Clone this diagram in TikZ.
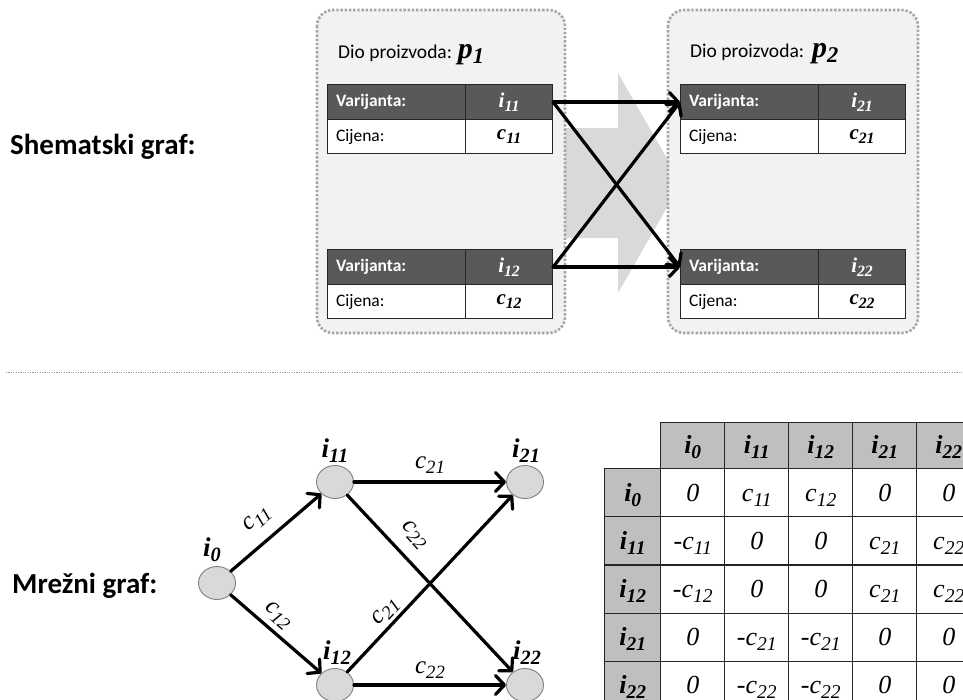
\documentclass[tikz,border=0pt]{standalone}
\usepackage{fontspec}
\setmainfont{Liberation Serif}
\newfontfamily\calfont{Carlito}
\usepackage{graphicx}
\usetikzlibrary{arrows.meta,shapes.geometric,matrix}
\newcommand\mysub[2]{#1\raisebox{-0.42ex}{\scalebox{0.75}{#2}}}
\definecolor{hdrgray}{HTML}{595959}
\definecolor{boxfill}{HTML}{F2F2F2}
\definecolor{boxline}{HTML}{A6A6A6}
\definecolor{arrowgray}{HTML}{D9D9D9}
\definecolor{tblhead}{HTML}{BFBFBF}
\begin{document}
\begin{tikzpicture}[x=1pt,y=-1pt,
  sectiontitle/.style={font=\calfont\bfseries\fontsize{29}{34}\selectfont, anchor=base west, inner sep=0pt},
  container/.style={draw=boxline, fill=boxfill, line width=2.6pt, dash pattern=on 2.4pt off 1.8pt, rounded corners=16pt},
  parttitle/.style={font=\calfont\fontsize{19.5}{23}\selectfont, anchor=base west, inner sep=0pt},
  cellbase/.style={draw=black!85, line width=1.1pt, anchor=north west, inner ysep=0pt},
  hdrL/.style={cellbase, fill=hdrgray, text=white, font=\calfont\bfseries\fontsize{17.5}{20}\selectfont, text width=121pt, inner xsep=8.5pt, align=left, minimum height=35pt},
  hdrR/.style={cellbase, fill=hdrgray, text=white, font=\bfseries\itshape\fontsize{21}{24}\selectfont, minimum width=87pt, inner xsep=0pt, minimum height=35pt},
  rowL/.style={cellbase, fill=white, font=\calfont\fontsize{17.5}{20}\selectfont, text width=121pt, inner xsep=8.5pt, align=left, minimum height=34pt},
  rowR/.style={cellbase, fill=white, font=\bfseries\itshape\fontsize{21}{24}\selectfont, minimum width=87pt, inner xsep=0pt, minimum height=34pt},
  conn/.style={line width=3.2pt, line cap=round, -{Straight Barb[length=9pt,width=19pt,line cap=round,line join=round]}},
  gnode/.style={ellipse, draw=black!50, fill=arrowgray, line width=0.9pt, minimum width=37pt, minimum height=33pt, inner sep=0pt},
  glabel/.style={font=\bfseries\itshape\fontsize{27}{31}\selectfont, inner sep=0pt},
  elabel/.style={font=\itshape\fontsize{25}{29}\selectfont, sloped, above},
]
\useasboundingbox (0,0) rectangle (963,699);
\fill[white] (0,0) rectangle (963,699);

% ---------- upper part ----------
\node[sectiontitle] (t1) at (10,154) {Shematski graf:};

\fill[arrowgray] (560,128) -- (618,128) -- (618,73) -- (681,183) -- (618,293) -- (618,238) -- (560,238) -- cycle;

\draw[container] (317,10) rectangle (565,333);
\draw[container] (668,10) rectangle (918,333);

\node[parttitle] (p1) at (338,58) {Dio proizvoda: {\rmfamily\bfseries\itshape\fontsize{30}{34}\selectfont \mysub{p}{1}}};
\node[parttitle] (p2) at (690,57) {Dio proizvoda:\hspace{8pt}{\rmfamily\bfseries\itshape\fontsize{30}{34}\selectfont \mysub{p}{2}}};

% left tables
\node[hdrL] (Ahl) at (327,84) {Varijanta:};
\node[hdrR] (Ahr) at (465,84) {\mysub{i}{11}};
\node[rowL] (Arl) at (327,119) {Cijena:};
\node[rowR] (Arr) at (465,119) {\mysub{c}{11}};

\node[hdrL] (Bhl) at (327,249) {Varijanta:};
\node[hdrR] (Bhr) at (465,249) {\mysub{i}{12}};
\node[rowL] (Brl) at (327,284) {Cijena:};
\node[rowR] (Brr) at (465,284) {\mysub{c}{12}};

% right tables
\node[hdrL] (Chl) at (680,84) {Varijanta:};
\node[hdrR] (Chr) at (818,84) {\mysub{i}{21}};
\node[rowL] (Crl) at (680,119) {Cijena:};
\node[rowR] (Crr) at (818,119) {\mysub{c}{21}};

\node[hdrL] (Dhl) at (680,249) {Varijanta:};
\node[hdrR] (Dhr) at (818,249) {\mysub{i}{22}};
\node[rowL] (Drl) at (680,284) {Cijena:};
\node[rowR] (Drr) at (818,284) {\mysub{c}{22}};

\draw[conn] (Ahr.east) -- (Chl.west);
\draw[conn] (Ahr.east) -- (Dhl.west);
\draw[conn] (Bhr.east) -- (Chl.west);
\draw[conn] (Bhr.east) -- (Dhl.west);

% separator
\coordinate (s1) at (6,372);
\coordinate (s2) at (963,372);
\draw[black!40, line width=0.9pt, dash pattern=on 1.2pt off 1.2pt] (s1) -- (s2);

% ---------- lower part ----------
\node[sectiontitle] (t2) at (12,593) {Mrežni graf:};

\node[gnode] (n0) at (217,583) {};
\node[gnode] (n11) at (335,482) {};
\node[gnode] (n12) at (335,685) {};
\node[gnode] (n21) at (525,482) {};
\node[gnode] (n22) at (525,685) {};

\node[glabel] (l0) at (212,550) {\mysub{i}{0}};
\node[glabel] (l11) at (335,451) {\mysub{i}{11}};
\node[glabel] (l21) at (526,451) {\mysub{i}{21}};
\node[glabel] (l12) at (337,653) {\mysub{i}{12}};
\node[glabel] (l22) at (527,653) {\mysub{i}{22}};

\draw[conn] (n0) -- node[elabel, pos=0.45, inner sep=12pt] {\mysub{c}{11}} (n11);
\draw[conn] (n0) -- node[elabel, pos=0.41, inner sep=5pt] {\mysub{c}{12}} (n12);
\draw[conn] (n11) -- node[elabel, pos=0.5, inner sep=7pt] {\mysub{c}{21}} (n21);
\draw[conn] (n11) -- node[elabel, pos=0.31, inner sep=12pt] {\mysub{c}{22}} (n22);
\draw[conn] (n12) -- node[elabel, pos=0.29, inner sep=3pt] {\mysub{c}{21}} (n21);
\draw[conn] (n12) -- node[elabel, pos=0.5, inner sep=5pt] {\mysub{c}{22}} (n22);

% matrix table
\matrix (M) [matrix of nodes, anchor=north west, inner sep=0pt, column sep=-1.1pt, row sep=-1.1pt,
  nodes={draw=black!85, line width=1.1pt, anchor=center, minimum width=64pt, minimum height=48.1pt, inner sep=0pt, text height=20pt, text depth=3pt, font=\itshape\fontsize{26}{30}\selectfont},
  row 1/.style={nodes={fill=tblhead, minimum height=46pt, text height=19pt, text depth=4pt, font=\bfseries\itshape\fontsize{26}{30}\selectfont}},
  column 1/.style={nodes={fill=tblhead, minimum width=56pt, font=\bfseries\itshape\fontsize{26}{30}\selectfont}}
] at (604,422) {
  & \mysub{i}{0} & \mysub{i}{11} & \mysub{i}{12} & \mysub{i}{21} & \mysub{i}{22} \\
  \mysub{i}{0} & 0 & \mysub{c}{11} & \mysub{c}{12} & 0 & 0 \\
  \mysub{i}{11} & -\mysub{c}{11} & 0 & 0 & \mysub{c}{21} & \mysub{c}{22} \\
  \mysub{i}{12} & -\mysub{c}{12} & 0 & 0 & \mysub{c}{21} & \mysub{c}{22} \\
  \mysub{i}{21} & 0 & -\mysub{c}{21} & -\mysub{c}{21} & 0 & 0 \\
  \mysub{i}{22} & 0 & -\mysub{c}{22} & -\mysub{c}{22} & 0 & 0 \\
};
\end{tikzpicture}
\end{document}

-------------------------

Repeat the material exactly as it reads, without any of its pictures.

Clone this diagram in TikZ.
\documentclass[tikz,border=0pt]{standalone}
\usepackage{fontspec}
\setmainfont{Liberation Serif}
\newfontfamily\calfont{Carlito}
\usepackage{graphicx}
\usetikzlibrary{arrows.meta,shapes.geometric,matrix}
\newcommand\mysub[2]{#1\raisebox{-0.42ex}{\scalebox{0.75}{#2}}}
\definecolor{hdrgray}{HTML}{595959}
\definecolor{boxfill}{HTML}{F2F2F2}
\definecolor{boxline}{HTML}{A6A6A6}
\definecolor{arrowgray}{HTML}{D9D9D9}
\definecolor{tblhead}{HTML}{BFBFBF}
\begin{document}
\begin{tikzpicture}[x=1pt,y=-1pt,
  sectiontitle/.style={font=\calfont\bfseries\fontsize{29}{34}\selectfont, anchor=base west, inner sep=0pt},
  container/.style={draw=boxline, fill=boxfill, line width=2.6pt, dash pattern=on 2.4pt off 1.8pt, rounded corners=16pt},
  parttitle/.style={font=\calfont\fontsize{19.5}{23}\selectfont, anchor=base west, inner sep=0pt},
  cellbase/.style={draw=black!85, line width=1.1pt, anchor=north west, inner ysep=0pt},
  hdrL/.style={cellbase, fill=hdrgray, text=white, font=\calfont\bfseries\fontsize{17.5}{20}\selectfont, text width=121pt, inner xsep=8.5pt, align=left, minimum height=35pt},
  hdrR/.style={cellbase, fill=hdrgray, text=white, font=\bfseries\itshape\fontsize{21}{24}\selectfont, minimum width=87pt, inner xsep=0pt, minimum height=35pt},
  rowL/.style={cellbase, fill=white, font=\calfont\fontsize{17.5}{20}\selectfont, text width=121pt, inner xsep=8.5pt, align=left, minimum height=34pt},
  rowR/.style={cellbase, fill=white, font=\bfseries\itshape\fontsize{21}{24}\selectfont, minimum width=87pt, inner xsep=0pt, minimum height=34pt},
  conn/.style={line width=3.2pt, line cap=round, -{Straight Barb[length=9pt,width=19pt,line cap=round,line join=round]}},
  gnode/.style={ellipse, draw=black!50, fill=arrowgray, line width=0.9pt, minimum width=37pt, minimum height=33pt, inner sep=0pt},
  glabel/.style={font=\bfseries\itshape\fontsize{27}{31}\selectfont, inner sep=0pt},
  elabel/.style={font=\itshape\fontsize{25}{29}\selectfont, sloped, above},
]
\useasboundingbox (0,0) rectangle (963,699);
\fill[white] (0,0) rectangle (963,699);

% ---------- upper part ----------
\node[sectiontitle] (t1) at (10,154) {Shematski graf:};

\fill[arrowgray] (560,128) -- (618,128) -- (618,73) -- (681,183) -- (618,293) -- (618,238) -- (560,238) -- cycle;

\draw[container] (317,10) rectangle (565,333);
\draw[container] (668,10) rectangle (918,333);

\node[parttitle] (p1) at (338,58) {Dio proizvoda: {\rmfamily\bfseries\itshape\fontsize{30}{34}\selectfont \mysub{p}{1}}};
\node[parttitle] (p2) at (690,57) {Dio proizvoda:\hspace{8pt}{\rmfamily\bfseries\itshape\fontsize{30}{34}\selectfont \mysub{p}{2}}};

% left tables
\node[hdrL] (Ahl) at (327,84) {Varijanta:};
\node[hdrR] (Ahr) at (465,84) {\mysub{i}{11}};
\node[rowL] (Arl) at (327,119) {Cijena:};
\node[rowR] (Arr) at (465,119) {\mysub{c}{11}};

\node[hdrL] (Bhl) at (327,249) {Varijanta:};
\node[hdrR] (Bhr) at (465,249) {\mysub{i}{12}};
\node[rowL] (Brl) at (327,284) {Cijena:};
\node[rowR] (Brr) at (465,284) {\mysub{c}{12}};

% right tables
\node[hdrL] (Chl) at (680,84) {Varijanta:};
\node[hdrR] (Chr) at (818,84) {\mysub{i}{21}};
\node[rowL] (Crl) at (680,119) {Cijena:};
\node[rowR] (Crr) at (818,119) {\mysub{c}{21}};

\node[hdrL] (Dhl) at (680,249) {Varijanta:};
\node[hdrR] (Dhr) at (818,249) {\mysub{i}{22}};
\node[rowL] (Drl) at (680,284) {Cijena:};
\node[rowR] (Drr) at (818,284) {\mysub{c}{22}};

\draw[conn] (Ahr.east) -- (Chl.west);
\draw[conn] (Ahr.east) -- (Dhl.west);
\draw[conn] (Bhr.east) -- (Chl.west);
\draw[conn] (Bhr.east) -- (Dhl.west);

% separator
\coordinate (s1) at (6,372);
\coordinate (s2) at (963,372);
\draw[black!40, line width=0.9pt, dash pattern=on 1.2pt off 1.2pt] (s1) -- (s2);

% ---------- lower part ----------
\node[sectiontitle] (t2) at (12,593) {Mrežni graf:};

\node[gnode] (n0) at (217,583) {};
\node[gnode] (n11) at (335,482) {};
\node[gnode] (n12) at (335,685) {};
\node[gnode] (n21) at (525,482) {};
\node[gnode] (n22) at (525,685) {};

\node[glabel] (l0) at (212,550) {\mysub{i}{0}};
\node[glabel] (l11) at (335,451) {\mysub{i}{11}};
\node[glabel] (l21) at (526,451) {\mysub{i}{21}};
\node[glabel] (l12) at (337,653) {\mysub{i}{12}};
\node[glabel] (l22) at (527,653) {\mysub{i}{22}};

\draw[conn] (n0) -- node[elabel, pos=0.45, inner sep=12pt] {\mysub{c}{11}} (n11);
\draw[conn] (n0) -- node[elabel, pos=0.41, inner sep=5pt] {\mysub{c}{12}} (n12);
\draw[conn] (n11) -- node[elabel, pos=0.5, inner sep=7pt] {\mysub{c}{21}} (n21);
\draw[conn] (n11) -- node[elabel, pos=0.31, inner sep=12pt] {\mysub{c}{22}} (n22);
\draw[conn] (n12) -- node[elabel, pos=0.29, inner sep=3pt] {\mysub{c}{21}} (n21);
\draw[conn] (n12) -- node[elabel, pos=0.5, inner sep=5pt] {\mysub{c}{22}} (n22);

% matrix table
\matrix (M) [matrix of nodes, anchor=north west, inner sep=0pt, column sep=-1.1pt, row sep=-1.1pt,
  nodes={draw=black!85, line width=1.1pt, anchor=center, minimum width=64pt, minimum height=48.1pt, inner sep=0pt, text height=20pt, text depth=3pt, font=\itshape\fontsize{26}{30}\selectfont},
  row 1/.style={nodes={fill=tblhead, minimum height=46pt, text height=19pt, text depth=4pt, font=\bfseries\itshape\fontsize{26}{30}\selectfont}},
  column 1/.style={nodes={fill=tblhead, minimum width=56pt, font=\bfseries\itshape\fontsize{26}{30}\selectfont}}
] at (604,422) {
  & \mysub{i}{0} & \mysub{i}{11} & \mysub{i}{12} & \mysub{i}{21} & \mysub{i}{22} \\
  \mysub{i}{0} & 0 & \mysub{c}{11} & \mysub{c}{12} & 0 & 0 \\
  \mysub{i}{11} & -\mysub{c}{11} & 0 & 0 & \mysub{c}{21} & \mysub{c}{22} \\
  \mysub{i}{12} & -\mysub{c}{12} & 0 & 0 & \mysub{c}{21} & \mysub{c}{22} \\
  \mysub{i}{21} & 0 & -\mysub{c}{21} & -\mysub{c}{21} & 0 & 0 \\
  \mysub{i}{22} & 0 & -\mysub{c}{22} & -\mysub{c}{22} & 0 & 0 \\
};
\end{tikzpicture}
\end{document}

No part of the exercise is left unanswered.